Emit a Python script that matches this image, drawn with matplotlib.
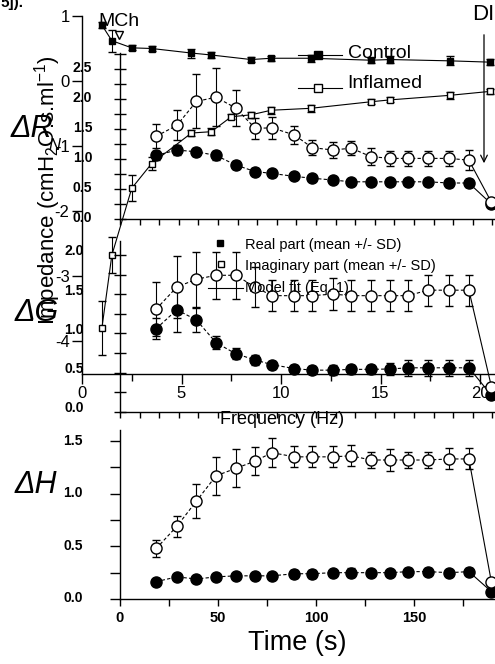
import matplotlib
matplotlib.use('Agg')
import matplotlib.pyplot as plt
from matplotlib.lines import Line2D
from matplotlib.patches import FancyArrowPatch
from matplotlib import font_manager as fm
from matplotlib.ticker import MultipleLocator, FixedLocator
import matplotlib.transforms as mtransforms

W, H = 495, 664
plt.rcParams['font.family'] = ['Liberation Sans', 'DejaVu Sans']
plt.rcParams['mathtext.fontset'] = 'custom'
plt.rcParams['mathtext.rm'] = 'Liberation Sans'
plt.rcParams['mathtext.it'] = 'Liberation Sans:italic'
names = {f.name for f in fm.fontManager.ttflist}
NARROW = 'Liberation Sans Narrow' if 'Liberation Sans Narrow' in names else 'Liberation Sans'

# ---------------- data : impedance spectra (background figure) ----------------
freq_control = [1, 1.5, 2.5, 3.5, 5.5, 6.5, 8.5, 9.5, 11.5, 14.5, 15.5, 18.5, 20.5]
imp_control = [0.86, 0.62, 0.51, 0.50, 0.43, 0.40, 0.33, 0.35, 0.35, 0.32, 0.33, 0.31, 0.29]
imp_control_sd = [0.05, 0.17, 0.04, 0.04, 0.07, 0.04, 0.04, 0.04, 0.05, 0.04, 0.05, 0.07, 0.05]
freq_inflamed = [1, 1.5, 2.5, 3.5, 5.5, 6.5, 7.5, 8.5, 9.5, 11.5, 14.5, 15.5, 18.5, 20.5]
imp_inflamed = [-3.8, -2.68, -1.65, -1.27, -0.8, -0.78, -0.55, -0.52, -0.45, -0.42, -0.32, -0.29, -0.22, -0.16]
imp_inflamed_sd = [0.41, 0.28, 0.2, 0.1, 0.05, 0.05, 0.04, 0.05, 0.05, 0.05, 0.04, 0.04, 0.05, 0.04]
imp_yticks = [1, 0, -1, -2, -3, -4]
imp_xticks = [0, 5, 10, 15, 20]

# ---------------- data : time courses (foreground figure) ----------------
time_s = [18.5, 29, 39, 49, 59, 69, 77.5, 89, 98, 108.5, 118, 128, 138, 147, 157, 168, 178, 189.5]
dRN_inflamed = [1.38, 1.56, 1.96, 2.03, 1.85, 1.51, 1.52, 1.40, 1.19, 1.15, 1.18, 1.04, 1.01, 1.01, 1.01, 1.01, 0.98, 0.28]
dRN_inflamed_sd = [0.2, 0.25, 0.45, 0.48, 0.3, 0.17, 0.18, 0.15, 0.12, 0.14, 0.12, 0.14, 0.12, 0.12, 0.12, 0.12, 0.17, 0.03]
dRN_control = [1.06, 1.15, 1.12, 1.06, 0.90, 0.79, 0.76, 0.71, 0.68, 0.65, 0.62, 0.62, 0.62, 0.62, 0.62, 0.60, 0.60, 0.25]
dRN_control_sd = [0.08, 0.08, 0.07, 0.07, 0.07, 0.06, 0.06, 0.05, 0.05, 0.05, 0.05, 0.05, 0.05, 0.05, 0.05, 0.06, 0.06, 0.02]

dG_inflamed = [1.31, 1.59, 1.69, 1.74, 1.74, 1.59, 1.48, 1.48, 1.48, 1.50, 1.48, 1.48, 1.48, 1.48, 1.55, 1.55, 1.55, 0.32]
dG_inflamed_sd = [0.35, 0.4, 0.35, 0.3, 0.3, 0.25, 0.2, 0.2, 0.2, 0.2, 0.2, 0.2, 0.2, 0.2, 0.2, 0.2, 0.2, 0.05]
dG_control = [1.06, 1.30, 1.17, 0.88, 0.74, 0.66, 0.60, 0.55, 0.53, 0.53, 0.54, 0.54, 0.545, 0.56, 0.56, 0.56, 0.56, 0.21]
dG_control_sd = [0.13, 0.28, 0.15, 0.08, 0.07, 0.06, 0.05, 0.05, 0.05, 0.06, 0.06, 0.06, 0.08, 0.1, 0.1, 0.1, 0.1, 0.02]

dH_inflamed = [0.48, 0.69, 0.93, 1.17, 1.24, 1.31, 1.39, 1.35, 1.35, 1.35, 1.36, 1.32, 1.32, 1.32, 1.32, 1.33, 1.33, 0.16]
dH_inflamed_sd = [0.08, 0.1, 0.16, 0.18, 0.18, 0.13, 0.14, 0.1, 0.1, 0.1, 0.1, 0.08, 0.1, 0.08, 0.08, 0.1, 0.1, 0.02]
dH_control = [0.165, 0.21, 0.19, 0.21, 0.22, 0.22, 0.22, 0.24, 0.24, 0.25, 0.25, 0.25, 0.25, 0.26, 0.26, 0.25, 0.26, 0.07]
dH_control_sd = [0.02, 0.03, 0.03, 0.03, 0.03, 0.03, 0.03, 0.04, 0.04, 0.03, 0.04, 0.03, 0.03, 0.03, 0.03, 0.03, 0.03, 0.01]

fig = plt.figure(figsize=(W / 100, H / 100), dpi=100)


def fbox(x0, y0, x1, y1):
    return [x0 / W, 1 - y1 / H, (x1 - x0) / W, (y1 - y0) / H]


def ft(x, y, s, **kw):
    return fig.text(x / W, 1 - y / H, s, **kw)


# ---------------- background: impedance vs frequency ----------------
PX_HZ = 19.9
axI = fig.add_axes(fbox(82, 16, 495, 374))
axI.set_facecolor('none')
axI.set_xlim(0, (495 - 82) / PX_HZ)
axI.set_ylim(1 - (374 - 16) / 65.0, 1)
for s in ('top', 'right'):
    axI.spines[s].set_visible(False)
axI.spines['left'].set_linewidth(1.0)
axI.spines['bottom'].set_linewidth(1.0)
axI.yaxis.set_major_locator(FixedLocator(imp_yticks))
axI.set_yticklabels([str(v) for v in imp_yticks])
axI.xaxis.set_major_locator(FixedLocator(imp_xticks))
axI.set_xticklabels([str(v) for v in imp_xticks])
axI.xaxis.set_minor_locator(MultipleLocator(2.5))
axI.tick_params(axis='both', which='major', direction='out', length=7, width=1, labelsize=12, pad=2)
axI.tick_params(axis='x', which='minor', direction='out', length=5, width=1)
axI.errorbar(freq_control, imp_control, yerr=imp_control_sd, fmt='-s', color='black',
             mfc='black', ms=5, lw=0.8, capsize=3, elinewidth=0.8, clip_on=False)
axI.errorbar(freq_inflamed, imp_inflamed, yerr=imp_inflamed_sd, fmt='-s', color='black',
             mfc='white', ms=5, lw=0.8, capsize=3, elinewidth=0.8, clip_on=False)

# ---------------- foreground: time courses ----------------
PX_S = 1.96
TMAX = (495 - 120) / PX_S


def time_axes(box, ymax, yticks_dir, ylen, pad, lift):
    ax = fig.add_axes(box)
    ax.set_facecolor('none')
    ax.set_xlim(0, TMAX)
    ax.set_ylim(0, ymax)
    for s in ('top', 'right'):
        ax.spines[s].set_visible(False)
    ax.spines['left'].set_linewidth(1.0)
    ax.spines['bottom'].set_linewidth(1.0)
    ax.yaxis.set_major_locator(MultipleLocator(0.5))
    ax.yaxis.set_minor_locator(MultipleLocator(0.25))
    ax.tick_params(axis='y', which='both', direction=yticks_dir, length=ylen, width=1, pad=pad)
    ax.yaxis.set_major_formatter(matplotlib.ticker.FormatStrFormatter('%.1f'))
    off = mtransforms.ScaledTranslation(0, lift / 100.0, fig.dpi_scale_trans)
    for lbl in ax.get_yticklabels():
        lbl.set_fontproperties(fm.FontProperties(family=NARROW, weight='bold', size=10))
        lbl.set_transform(lbl.get_transform() + off)
    return ax


def draw_pair(ax, infl, infl_sd, ctrl, ctrl_sd):
    for vals, sd, face in ((ctrl, ctrl_sd, 'black'), (infl, infl_sd, 'white')):
        ax.errorbar(time_s, vals, yerr=sd, fmt='o', color='black', mfc=face, ms=8,
                    capsize=3, elinewidth=0.8, clip_on=False, zorder=3)
        ax.plot(time_s[:-1], vals[:-1], color='black', lw=0.8, ls=(0, (3, 2)), zorder=2, clip_on=False)
        ax.plot(time_s[-2:], vals[-2:], color='black', lw=0.8, ls='-', zorder=2, clip_on=False)


axR = time_axes(fbox(120, 53, 495, 219), (219 - 53) / 60.0, 'inout', 8, 16, 2)
axR.xaxis.set_major_locator(MultipleLocator(10))
axR.tick_params(axis='x', direction='out', length=4, width=1, labelbottom=False)
draw_pair(axR, dRN_inflamed, dRN_inflamed_sd, dRN_control, dRN_control_sd)

axG = time_axes(fbox(120, 241, 495, 411.7), (411.7 - 241) / 78.4, 'inout', 8, 22, 5)
axG.xaxis.set_major_locator(MultipleLocator(10))
axG.tick_params(axis='x', direction='out', length=4, width=1, labelbottom=False)
draw_pair(axG, dG_inflamed, dG_inflamed_sd, dG_control, dG_control_sd)

axH = time_axes(fbox(120, 430, 495, 599), (599 - 430) / 105.3, 'out', 7, 20, 2)
axH.xaxis.set_major_locator(MultipleLocator(50))
axH.xaxis.set_minor_locator(MultipleLocator(25))
axH.tick_params(axis='x', which='major', direction='out', length=5, width=1, pad=4)
axH.tick_params(axis='x', which='minor', direction='out', length=5, width=1)
for lbl in axH.get_xticklabels():
    lbl.set_fontproperties(fm.FontProperties(family=NARROW, weight='bold', size=10.5))
draw_pair(axH, dH_inflamed, dH_inflamed_sd, dH_control, dH_control_sd)

# ---------------- legends (drawn in figure pixels) ----------------
def leg_line(x0, x1, y, marker=None, mx=None, mfc='black', ms=5):
    fig.add_artist(Line2D([x0 / W, x1 / W], [1 - y / H, 1 - y / H], transform=fig.transFigure,
                          color='black', lw=0.8))
    if marker:
        fig.add_artist(Line2D([mx / W], [1 - y / H], transform=fig.transFigure, marker=marker,
                              color='black', mfc=mfc, ms=ms, lw=0))

leg_line(298, 342, 55, 's', 318, 'black', 6)
leg_line(298, 342, 88, 's', 318, 'white', 6)
ft(348, 54, 'Control', fontsize=14, ha='left', va='center')
ft(347, 84, 'Inflamed', fontsize=14, ha='left', va='center')

fig.add_artist(Line2D([220 / W], [1 - 243 / H], transform=fig.transFigure, marker='s',
                      color='black', mfc='black', ms=5, lw=0))
fig.add_artist(Line2D([221 / W], [1 - 264 / H], transform=fig.transFigure, marker='s',
                      color='black', mfc='white', ms=5, lw=0))
leg_line(208, 243, 288)
ft(245, 245, 'Real part (mean +/- SD)', fontsize=10.5, ha='left', va='center')
ft(245, 266, 'Imaginary part (mean +/- SD)', fontsize=10.5, ha='left', va='center')
ft(245, 288, 'Model fit (Eq. 1)', fontsize=10.5, ha='left', va='center')

# ---------------- labels & annotations ----------------
ft(0, 7, '5]).', fontsize=11, fontweight='bold', ha='left', va='baseline')
ft(98, 21, 'MCh', fontsize=14, ha='left', va='center')
fig.add_artist(Line2D([119 / W], [1 - 35 / H], transform=fig.transFigure, marker='v',
                      color='black', mfc='white', ms=6, lw=0))
ft(472, 14, 'DI', fontsize=16, ha='left', va='center')
fig.add_artist(FancyArrowPatch((484 / W, 1 - 32 / H), (484 / W, 1 - 166 / H),
                               transform=fig.transFigure, arrowstyle='->', mutation_scale=12,
                               lw=0.9, color='black'))

ft(48, 190, 'Impedance (cmH$_2$O.s.ml$^{-1}$)', fontsize=16, rotation=90, ha='center', va='center')
ft(282, 420, 'Frequency (Hz)', fontsize=13, ha='center', va='center')
ft(297, 643, 'Time (s)', fontsize=19.5, ha='center', va='center')

ft(11, 129, 'ΔR', fontsize=22, style='italic', ha='left', va='center')
ft(48, 146, 'N', fontsize=12, style='italic', ha='left', va='center')
ft(15, 313, 'ΔG', fontsize=22, style='italic', ha='left', va='center')
ft(15, 485, 'ΔH', fontsize=22, style='italic', ha='left', va='center')

fig.savefig('out.png', dpi=100)
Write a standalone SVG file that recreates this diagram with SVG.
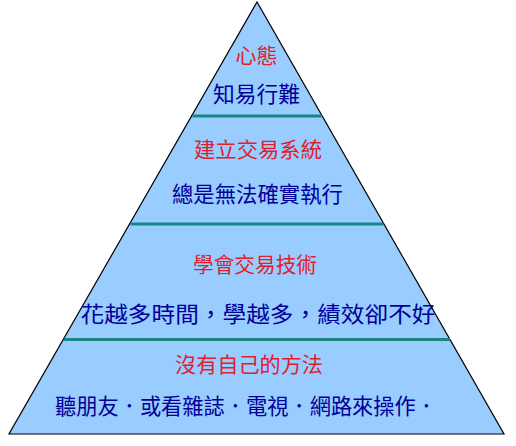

• EXERCISE AIM: Leave the pictures out and please restate exactly the lines running from the start of the material through the one with "import matplotlib.transforms as mtransforms".

• OUTPUT OF THE TASK:
Emit a Python script that matches this image, drawn with matplotlib.
import matplotlib
matplotlib.use('Agg')
import matplotlib.pyplot as plt
from matplotlib.lines import Line2D
from matplotlib.patches import FancyArrowPatch
from matplotlib import font_manager as fm
from matplotlib.ticker import MultipleLocator, FixedLocator
import matplotlib.transforms as mtransforms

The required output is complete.